State v. Alan C. Campbell, 2002 WI App 20, PFR filed 1/16/02
For Campbell: Alexander D. Cossi
Issue: Whether Campbell’s conviction for forgery in another state is regarded as a felony for purposes of felon in possession, § 941.29.
¶6. We agree with Campbell that the Ohio forgery statute is broader than Wisconsin’s, and that looking solely at the language of the Ohio statute would be insufficient to prove that Campbell was guilty of possessing a firearm as a felon. However, we are not limited to considering the language of the statute.
¶7. Rather, we agree with the State that the circuit court was entitled to look at the underlying conduct of Campbell’s conviction. The term ‘crime’ is defined in Wis. Stat. § 939.12 as ‘conduct which is prohibited by state law and punishable by fine or imprisonment or both.’ (Emphasis added.) Further, Wis. Stat. § 939.22(6), provides that the meaning of ‘crime’ in § 939.12, is applicable to chapters 939 through 948 of the Wisconsin Statutes. Therefore, in determining whether Campbell violated Wis. Stat. § 941.29(2), the circuit court properly considered Campbell’s conduct that led to his conviction in Ohio.
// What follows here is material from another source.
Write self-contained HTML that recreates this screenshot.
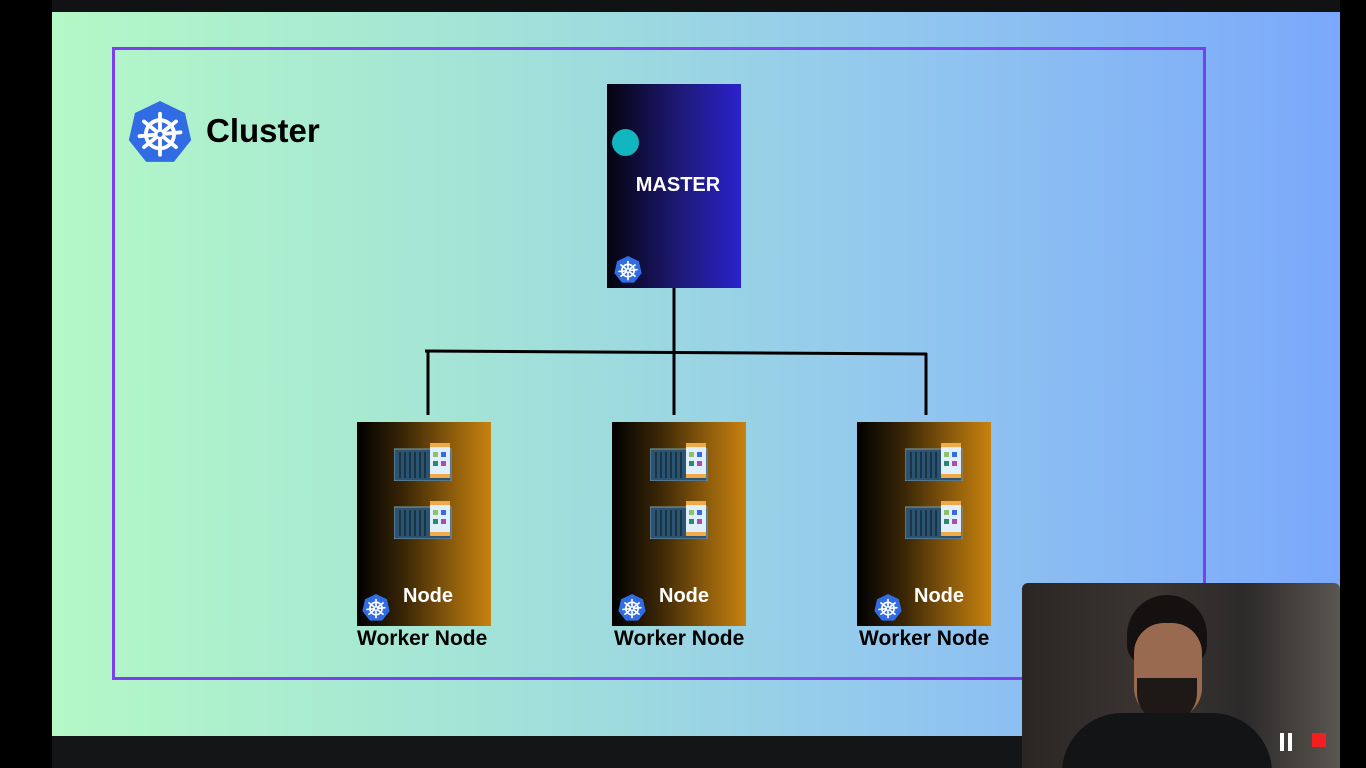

And, the facts as set forth in the Ohio charge showed that the conduct would have been a felony if committed in Wisconsin, ¶¶8-9. (Taylor v. United States, 495 U.S. 575 (1990), distinguished, ¶¶10-11.)
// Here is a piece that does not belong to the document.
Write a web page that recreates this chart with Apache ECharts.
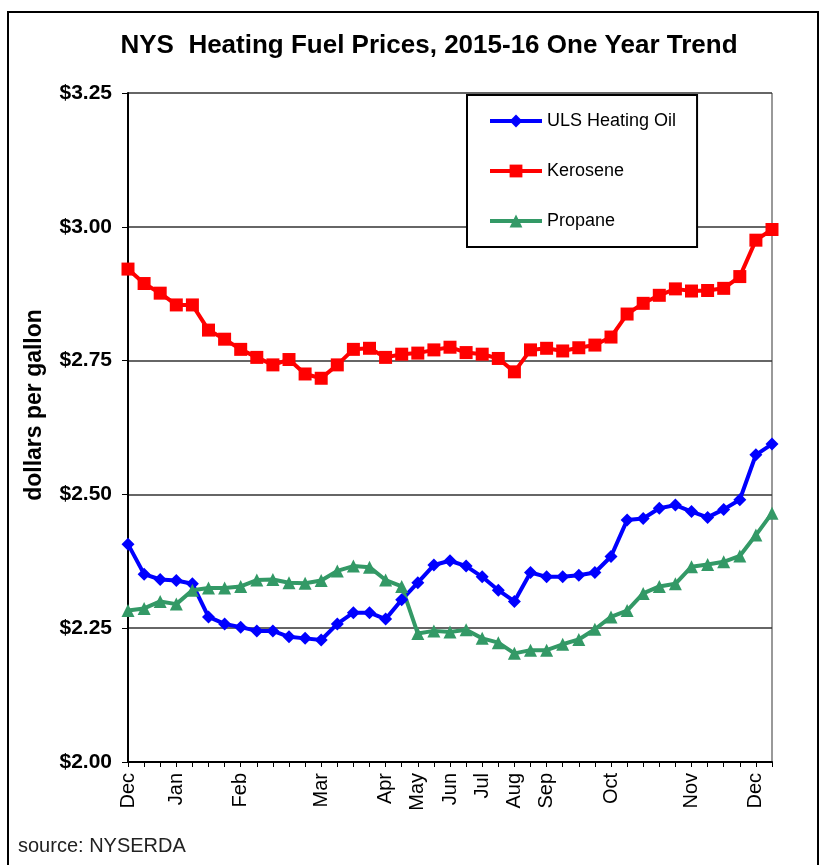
<!DOCTYPE html>
<html>
<head>
<meta charset="utf-8">
<script src="https://cdn.jsdelivr.net/npm/echarts@6/dist/echarts.min.js"></script>
<style>
  html, body { margin: 0; padding: 0; background: #fff; }
  #chart { width: 825px; height: 865px; }
</style>
</head>
<body>
<div id="chart"></div>
<script>
// weekly readings, month label on the first week shown for it
const weeks = ['Dec', '', '', 'Jan', '', '', '', 'Feb', '', '', '', '', 'Mar', '', '', '', 'Apr', '', 'May', '',
  'Jun', '', 'Jul', '', 'Aug', '', 'Sep', '', '', '', 'Oct', '', '', '', '', 'Nov', '', '', '', 'Dec', '']

const heatingOil = [2.407, 2.351, 2.341, 2.339, 2.333, 2.271, 2.258, 2.252, 2.245, 2.245,
  2.234, 2.231, 2.228, 2.258, 2.279, 2.279, 2.267, 2.303, 2.335, 2.368,
  2.376, 2.366, 2.346, 2.321, 2.300, 2.354, 2.346, 2.346, 2.349, 2.354,
  2.384, 2.452, 2.455, 2.474, 2.480, 2.468, 2.457, 2.472, 2.490, 2.574, 2.594]

const kerosene = [2.921, 2.894, 2.876, 2.854, 2.854, 2.807, 2.790, 2.771, 2.756, 2.742,
  2.752, 2.725, 2.717, 2.742, 2.771, 2.773, 2.756, 2.762, 2.764, 2.770,
  2.775, 2.765, 2.762, 2.754, 2.729, 2.770, 2.773, 2.768, 2.774, 2.779,
  2.794, 2.837, 2.857, 2.872, 2.884, 2.880, 2.881, 2.885, 2.907, 2.975, 2.995]

const propane = [2.283, 2.287, 2.300, 2.295, 2.321, 2.325, 2.325, 2.328, 2.340, 2.341,
  2.335, 2.334, 2.339, 2.357, 2.366, 2.364, 2.340, 2.328, 2.240, 2.245,
  2.243, 2.247, 2.231, 2.223, 2.203, 2.209, 2.209, 2.220, 2.229, 2.248,
  2.271, 2.283, 2.315, 2.328, 2.333, 2.365, 2.369, 2.374, 2.385, 2.424, 2.465]

const yTicks = [2.00, 2.25, 2.50, 2.75, 3.00, 3.25]

const chart = echarts.init(document.getElementById('chart'))
const font = 'Liberation Sans, Arial, sans-serif'

function lineSeries(name, data, color, symbol, size) {
  return {
    name: name,
    type: 'line',
    data: data,
    symbol: symbol,
    symbolSize: size,
    lineStyle: { color: color, width: 4 },
    itemStyle: { color: color },
    emphasis: { disabled: true },
    z: 3
  }
}

chart.setOption({
  animation: false,
  textStyle: { fontFamily: font },
  title: {
    text: 'NYS  Heating Fuel Prices, 2015-16 One Year Trend',
    left: 424,
    textAlign: 'center',
    top: 28,
    textStyle: { fontSize: 26, fontWeight: 'bold', color: '#000', fontFamily: font }
  },
  graphic: [
    {
      type: 'rect',
      shape: { x: 8, y: 12, width: 810, height: 862 },
      style: { fill: 'none', stroke: '#000', lineWidth: 2 },
      z: -1
    },
    {
      type: 'text',
      left: 18,
      top: 836,
      style: { text: 'source: NYSERDA', fontSize: 20, fill: '#222', fontFamily: font }
    },
    {
      type: 'text',
      x: 35,
      y: 405,
      rotation: Math.PI / 2,
      style: {
        text: 'dollars per gallon',
        fontSize: 23,
        fontWeight: 'bold',
        fill: '#000',
        fontFamily: font,
        align: 'center',
        verticalAlign: 'middle'
      }
    },
    {
      type: 'line',
      shape: { x1: 772, y1: 93, x2: 772, y2: 762 },
      style: { stroke: '#999', lineWidth: 2 },
      z: 0
    }
  ],
  legend: {
    left: 467,
    top: 95,
    orient: 'vertical',
    padding: [17, 21, 17, 21],
    itemGap: 32,
    itemWidth: 52,
    itemHeight: 16,
    backgroundColor: '#fff',
    borderColor: '#000',
    borderWidth: 2,
    borderRadius: 0,
    lineStyle: { width: 4 },
    textStyle: { fontSize: 18, color: '#000', fontFamily: font },
    data: ['ULS Heating Oil', 'Kerosene', 'Propane']
  },
  grid: { left: 128, right: 53, top: 93, bottom: 103 },
  xAxis: {
    type: 'category',
    data: weeks,
    boundaryGap: false,
    axisLine: { lineStyle: { color: '#000', width: 2 } },
    axisTick: { show: true, interval: 0, length: 5, lineStyle: { color: '#000' } },
    axisLabel: { interval: 0, rotate: 90, fontSize: 20, color: '#000', margin: 11 },
    splitLine: { show: false }
  },
  yAxis: {
    type: 'value',
    min: yTicks[0],
    max: yTicks[yTicks.length - 1],
    interval: 0.25,
    axisLine: { show: true, lineStyle: { color: '#000', width: 2 } },
    axisTick: { show: true, length: 6, lineStyle: { color: '#000' } },
    axisLabel: {
      fontSize: 21,
      fontWeight: 'bold',
      color: '#000',
      margin: 16,
      formatter: v => '$' + v.toFixed(2)
    },
    splitLine: { show: true, lineStyle: { color: '#333', width: 1.5 } }
  },
  series: [
    lineSeries('ULS Heating Oil', heatingOil, '#0000ff', 'diamond', 13),
    lineSeries('Kerosene', kerosene, '#ff0000', 'rect', 13),
    lineSeries('Propane', propane, '#339966', 'triangle', 13)
  ]
})
</script>
</body>
</html>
Though tangential to the summarized point, the formulation of a defense to felon-in-possession ought to take into account proof of identity, especially where the conviction is foreign; on this matter, see U.S. v. Allen, 7th Cir. No. 04-1199, 9/9/04:
The Second Circuit noted that “[t]he majority of courts to consider the question have agreed . . . that a conviction certificate in the same name as the defendant’s is insufficient to prove that the defendant had a prior conviction as an essential element of the crime charged.” Id. at 71-72, citing Weiler, 385 F.2d at 66; Gravatt, 260 F.2d at 498-99; Commonwealth v. Koney, 657 N.E.2d 210, 214-15 (Mass. 1995); Miller v. State, 573 So. 2d 405, 406 (Fla. Dist. Ct. App. 1991); State v. Garrett, 574 P.2d 639, 640 (Or. 1978). We believe that the majority view is sound. Identity of name alone does not prove the identity of a person beyond a reasonable doubt. A conviction record bearing the defendant’s name but no other identifying information is insufficient to identify the conviction as the defendant’s for purposes of proving felon status.